Rhodes cited the massive NATO airstrikes on command and control centres in Tripoli on Tuesday, and the ability of the rebel opposition - with NATO support - to hold back Gaddafi's forces at Misurata, Ajdabiya and Benghazi, the rebel stronghold in eastern Libya.
"We believe that Qaddafi and his forces are under tremendous strain," Rhodes said.
The situation in Libya is expected to be high on the agenda during Obama's meeting with Cameron, as some British and French politicians have been clamoring for the US to play a greater role in NATO's mission.
The British and French are reported to be considering sending in helicopter gunships to enable NATO to carry out lower level ground assaults.

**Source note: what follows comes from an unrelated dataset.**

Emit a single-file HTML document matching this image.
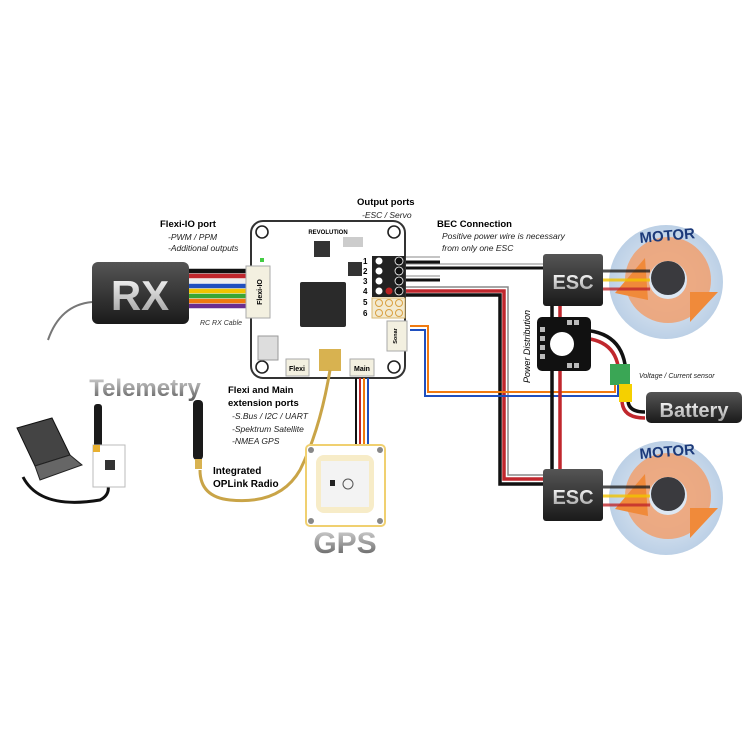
<!DOCTYPE html>
<html><head><meta charset="utf-8"><style>
html,body{margin:0;padding:0;background:#fff}
svg{display:block}
text{font-family:"Liberation Sans",sans-serif}
</style></head><body>
<svg width="750" height="750" viewBox="0 0 750 750" xmlns="http://www.w3.org/2000/svg">
<defs>
<linearGradient id="gt" x1="0" y1="0" x2="0" y2="1"><stop offset="0" stop-color="#d8d8d8"/><stop offset="0.5" stop-color="#9a9a9a"/><stop offset="1" stop-color="#555"/></linearGradient>
<linearGradient id="gb" x1="0" y1="0" x2="0" y2="1"><stop offset="0" stop-color="#555"/><stop offset="1" stop-color="#1a1a1a"/></linearGradient>
<linearGradient id="gw" x1="0" y1="0" x2="0" y2="1"><stop offset="0" stop-color="#fff"/><stop offset="1" stop-color="#999"/></linearGradient>
<radialGradient id="gm"><stop offset="0.3" stop-color="#dde7f2"/><stop offset="1" stop-color="#bcd0e6"/></radialGradient>
</defs>

<path d="M92 302 Q60 305 48 340" fill="none" stroke="#777" stroke-width="2"/>
<g stroke-width="4.4">
<line x1="185" y1="271" x2="250" y2="271" stroke="#111"/>
<line x1="185" y1="276" x2="250" y2="276" stroke="#c0272d"/>
<line x1="185" y1="281" x2="250" y2="281" stroke="#eee"/>
<line x1="185" y1="286" x2="250" y2="286" stroke="#1f4fbf"/>
<line x1="185" y1="291" x2="250" y2="291" stroke="#f2c400"/>
<line x1="185" y1="296" x2="250" y2="296" stroke="#3aa635"/>
<line x1="185" y1="301" x2="250" y2="301" stroke="#f07a10"/>
<line x1="185" y1="306" x2="250" y2="306" stroke="#6a2d91"/>
</g>
<rect x="92" y="262" width="97" height="62" rx="6" fill="url(#gb)"/>
<text x="140" y="310" font-size="42" font-weight="bold" fill="url(#gw)" text-anchor="middle">RX</text>
<text x="200" y="325" font-size="7" font-style="italic" fill="#333">RC RX Cable</text>

<text x="160" y="227" font-size="9.5" font-weight="bold">Flexi-IO port</text>
<text x="168" y="240" font-size="8.5" font-style="italic" fill="#222">-PWM / PPM</text>
<text x="168" y="251" font-size="8.5" font-style="italic" fill="#222">-Additional outputs</text>
<text x="357" y="205" font-size="9.5" font-weight="bold">Output ports</text>
<text x="362" y="218" font-size="8.5" font-style="italic" fill="#222">-ESC / Servo</text>
<text x="437" y="227" font-size="9.5" font-weight="bold">BEC Connection</text>
<text x="442" y="239" font-size="8.5" font-style="italic" fill="#222">Positive power wire is necessary</text>
<text x="442" y="251" font-size="8.5" font-style="italic" fill="#222">from only one ESC</text>

<!-- motors -->
<g id="m1">
<circle cx="666" cy="282" r="57" fill="url(#gm)"/>
<circle cx="668" cy="280" r="31" fill="none" stroke="#f0a070" stroke-width="24" opacity="0.85"/>
<path d="M615 293 L645 258 L648 300 Z" fill="#f08a3a"/>
<path d="M690 292 L718 292 L690 322 Z" fill="#f08a3a"/>
<circle cx="668" cy="278" r="17" fill="#3a3a3e"/>
<text x="640" y="243" font-size="15" font-weight="bold" fill="#1c3a7a" transform="rotate(-5 640 243)">MOTOR</text>
</g>
<g>
<circle cx="666" cy="498" r="57" fill="url(#gm)"/>
<circle cx="668" cy="496" r="31" fill="none" stroke="#f0a070" stroke-width="24" opacity="0.85"/>
<path d="M615 509 L645 474 L648 516 Z" fill="#f08a3a"/>
<path d="M690 508 L718 508 L690 538 Z" fill="#f08a3a"/>
<circle cx="668" cy="494" r="17" fill="#3a3a3e"/>
<text x="640" y="459" font-size="15" font-weight="bold" fill="#1c3a7a" transform="rotate(-5 640 459)">MOTOR</text>
</g>
<g stroke-width="3" opacity="0.8">
<line x1="600" y1="271" x2="650" y2="271" stroke="#222"/><line x1="600" y1="280" x2="650" y2="280" stroke="#f2c400"/><line x1="600" y1="289" x2="650" y2="289" stroke="#c0272d"/>
<line x1="600" y1="487" x2="650" y2="487" stroke="#222"/><line x1="600" y1="496" x2="650" y2="496" stroke="#f2c400"/><line x1="600" y1="505" x2="650" y2="505" stroke="#c0272d"/>
</g>

<g fill="none">
<line x1="405" y1="262" x2="440" y2="262" stroke="#111" stroke-width="3"/>
<line x1="405" y1="257" x2="440" y2="257" stroke="#888" stroke-width="1"/>
<path d="M405 268 L545 268" stroke="#111" stroke-width="3"/><path d="M405 264 L545 264" stroke="#888" stroke-width="1"/>
<line x1="405" y1="280" x2="440" y2="280" stroke="#111" stroke-width="3"/>
<line x1="405" y1="276" x2="440" y2="276" stroke="#888" stroke-width="1"/>
<path d="M405 287 L508 287 L508 475 L545 475" stroke="#888" stroke-width="1.5"/>
<path d="M405 291 L504 291 L504 479 L545 479" stroke="#c0272d" stroke-width="3.5"/>
<path d="M405 295 L500 295 L500 484 L545 484" stroke="#111" stroke-width="3.5"/>
<path d="M410 326 L428 326 L428 392 L615 392 L615 380" stroke="#f07a10" stroke-width="2"/>
<path d="M410 330 L425 330 L425 396 L618 396 L618 380" stroke="#1f4fbf" stroke-width="2"/>
<line x1="552" y1="300" x2="552" y2="475" stroke="#111" stroke-width="3.5"/>
<line x1="560" y1="300" x2="560" y2="475" stroke="#c0272d" stroke-width="3.5"/>
<path d="M578 330 Q625 330 626 375" stroke="#111" stroke-width="3.5"/>
<path d="M578 338 Q618 338 619 375" stroke="#c0272d" stroke-width="3.5"/>
<path d="M628 400 Q628 412 645 412" stroke="#111" stroke-width="3.5"/>
<path d="M622 400 Q622 418 645 418" stroke="#c0272d" stroke-width="3.5"/>
</g>
<rect x="537" y="317" width="54" height="54" rx="5" fill="#111"/>
<circle cx="562" cy="344" r="12" fill="#fff"/>
<g fill="#bbb"><rect x="540" y="327" width="5" height="5"/><rect x="540" y="336" width="5" height="5"/><rect x="540" y="345" width="5" height="5"/><rect x="540" y="354" width="5" height="5"/><rect x="567" y="320" width="5" height="5"/><rect x="574" y="320" width="5" height="5"/><rect x="567" y="363" width="5" height="5"/><rect x="574" y="363" width="5" height="5"/></g>
<text x="530" y="383" font-size="9" font-style="italic" transform="rotate(-90 530 383)">Power Distribution</text>
<rect x="610" y="364" width="20" height="21" fill="#3aa655"/>
<rect x="619" y="384" width="13" height="18" fill="#f5d000"/>
<text x="639" y="378" font-size="7" font-style="italic" fill="#222">Voltage / Current sensor</text>
<rect x="646" y="392" width="96" height="31" rx="5" fill="url(#gb)"/>
<text x="694" y="417" font-size="20" font-weight="bold" fill="url(#gw)" text-anchor="middle">Battery</text>
<rect x="543" y="254" width="60" height="52" rx="3" fill="url(#gb)"/>
<text x="573" y="289" font-size="20" font-weight="bold" fill="url(#gw)" text-anchor="middle">ESC</text>
<rect x="543" y="469" width="60" height="52" rx="3" fill="url(#gb)"/>
<text x="573" y="504" font-size="20" font-weight="bold" fill="url(#gw)" text-anchor="middle">ESC</text>

<rect x="251" y="221" width="154" height="157" rx="12" fill="#fff" stroke="#333" stroke-width="2"/>
<g fill="none" stroke="#222" stroke-width="1.6"><circle cx="262" cy="232" r="6"/><circle cx="394" cy="232" r="6"/><circle cx="262" cy="367" r="6"/><circle cx="394" cy="367" r="6"/></g>
<text x="328" y="234" font-size="6" font-weight="bold" text-anchor="middle">REVOLUTION</text>
<rect x="300" y="282" width="46" height="45" rx="2" fill="#2a2a2a"/>
<rect x="314" y="241" width="16" height="16" fill="#333"/>
<rect x="348" y="262" width="14" height="14" fill="#333"/>
<rect x="343" y="237" width="20" height="10" fill="#ccc"/>
<rect x="258" y="336" width="20" height="24" fill="#ddd" stroke="#999"/>
<rect x="246" y="266" width="24" height="52" fill="#f3f0e0" stroke="#aaa"/>
<text x="262" y="292" font-size="7" font-weight="bold" text-anchor="middle" transform="rotate(-90 262 292)">Flexi-IO</text>
<rect x="260" y="258" width="4" height="4" fill="#4c4"/>
<rect x="372" y="256" width="33" height="41" fill="#222"/>
<g fill="#fff" stroke="#222"><circle cx="379" cy="261" r="4"/><circle cx="379" cy="271" r="4"/><circle cx="379" cy="281" r="4"/><circle cx="379" cy="291" r="4"/></g>
<g fill="#111" stroke="#fff" stroke-width="0.8"><circle cx="399" cy="261" r="4"/><circle cx="399" cy="271" r="4"/><circle cx="399" cy="281" r="4"/><circle cx="399" cy="291" r="4"/></g>
<circle cx="389" cy="291" r="3.5" fill="#b22"/>
<rect x="372" y="298" width="33" height="20" fill="#f3ead0" stroke="#d9b870"/>
<g fill="none" stroke="#d9a040"><circle cx="379" cy="303" r="3.5"/><circle cx="389" cy="303" r="3.5"/><circle cx="399" cy="303" r="3.5"/><circle cx="379" cy="313" r="3.5"/><circle cx="389" cy="313" r="3.5"/><circle cx="399" cy="313" r="3.5"/></g>
<g font-size="8" font-weight="bold"><text x="363" y="264">1</text><text x="363" y="274">2</text><text x="363" y="284">3</text><text x="363" y="294">4</text><text x="363" y="305">5</text><text x="363" y="316">6</text></g>
<rect x="387" y="321" width="20" height="30" fill="#f3f0e0" stroke="#aaa"/>
<text x="397" y="336" font-size="5.5" font-weight="bold" text-anchor="middle" transform="rotate(-90 397 336)">Sonar</text>
<rect x="286" y="359" width="23" height="17" fill="#f3f0e0" stroke="#aaa"/>
<text x="297" y="371" font-size="7" font-weight="bold" text-anchor="middle">Flexi</text>
<rect x="350" y="359" width="24" height="17" fill="#f3f0e0" stroke="#aaa"/>
<text x="362" y="371" font-size="7" font-weight="bold" text-anchor="middle">Main</text>
<rect x="319" y="349" width="22" height="22" fill="#d8b250"/>

<g stroke-width="2" fill="none"><line x1="356" y1="378" x2="356" y2="445" stroke="#111"/><line x1="360" y1="378" x2="360" y2="445" stroke="#c0272d"/><line x1="364" y1="378" x2="364" y2="445" stroke="#f07a10"/><line x1="368" y1="378" x2="368" y2="445" stroke="#1f4fbf"/></g>
<path d="M330 370 Q320 430 300 470 Q280 505 230 500 Q200 497 200 470" fill="none" stroke="#c9a447" stroke-width="3"/>
<rect x="193" y="400" width="10" height="60" rx="4" fill="#1a1a1a"/>
<rect x="195" y="459" width="7" height="10" fill="#d8b250"/>
<text x="213" y="474" font-size="10" font-weight="bold">Integrated</text>
<text x="213" y="487" font-size="10" font-weight="bold">OPLink  Radio</text>
<text x="228" y="393" font-size="9.5" font-weight="bold">Flexi and Main</text>
<text x="228" y="406" font-size="9.5" font-weight="bold">extension ports</text>
<text x="232" y="419" font-size="8.5" font-style="italic" fill="#222">-S.Bus / I2C / UART</text>
<text x="232" y="432" font-size="8.5" font-style="italic" fill="#222">-Spektrum Satellite</text>
<text x="232" y="444" font-size="8.5" font-style="italic" fill="#222">-NMEA GPS</text>

<rect x="306" y="445" width="79" height="81" rx="4" fill="#fff" stroke="#f0d070" stroke-width="2"/>
<rect x="316" y="455" width="58" height="58" rx="8" fill="#f7ecc8"/>
<rect x="321" y="461" width="48" height="46" fill="#f3f3f3"/>
<circle cx="348" cy="484" r="5" fill="none" stroke="#555"/>
<rect x="330" y="480" width="5" height="6" fill="#222"/>
<g fill="#888"><circle cx="311" cy="450" r="3"/><circle cx="380" cy="450" r="3"/><circle cx="311" cy="521" r="3"/><circle cx="380" cy="521" r="3"/></g>
<text x="345" y="553" font-size="30" font-weight="bold" fill="url(#gt)" text-anchor="middle">GPS</text>

<text x="145" y="396" font-size="24" font-weight="bold" fill="url(#gt)" text-anchor="middle">Telemetry</text>
<path d="M23 477 Q40 510 100 500 Q110 495 108 485" fill="none" stroke="#111" stroke-width="3"/>
<path d="M17 428 L52 418 L70 455 L35 466 Z" fill="#444" stroke="#111"/>
<path d="M35 466 L70 455 L82 465 L40 480 Z" fill="#666" stroke="#222"/>
<rect x="94" y="404" width="8" height="44" rx="3" fill="#1a1a1a"/>
<rect x="93" y="445" width="32" height="42" fill="#fff" stroke="#bbb"/>
<rect x="93" y="445" width="7" height="7" fill="#e8b030"/>
<rect x="105" y="460" width="10" height="10" fill="#333"/>
</svg>
</body></html>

The US played the lead role in the initial strikes on Libya that began on March 19 by launching hundreds of Tomahawk missiles against Libyan air defences and command and control facilities. The strikes were meant to make it safe for NATO planes to enforce a UN-backed no-fly zone and protect civilians.
The US transferred control of the mission to NATO at the end of March but has continued to provide broad logistical support, including "unique" capabilities like targeting intelligence, aerial refuelling and jamming Libyan air defences, Rhodes said.
Rhodes gave no indication that the US was willing to expand its role on a routine basis, saying Obama made it clear to Cameron and French President Nicolas Sarkozy that the US commitment would be limited and NATO partners would have to take overall responsibility for the mission.
"That was the understanding from the beginning," Rhodes said. "What we've said since then is that we would consult with NATO, consider requests, but that the nature of our commitment was always going to be limited in scope and duration."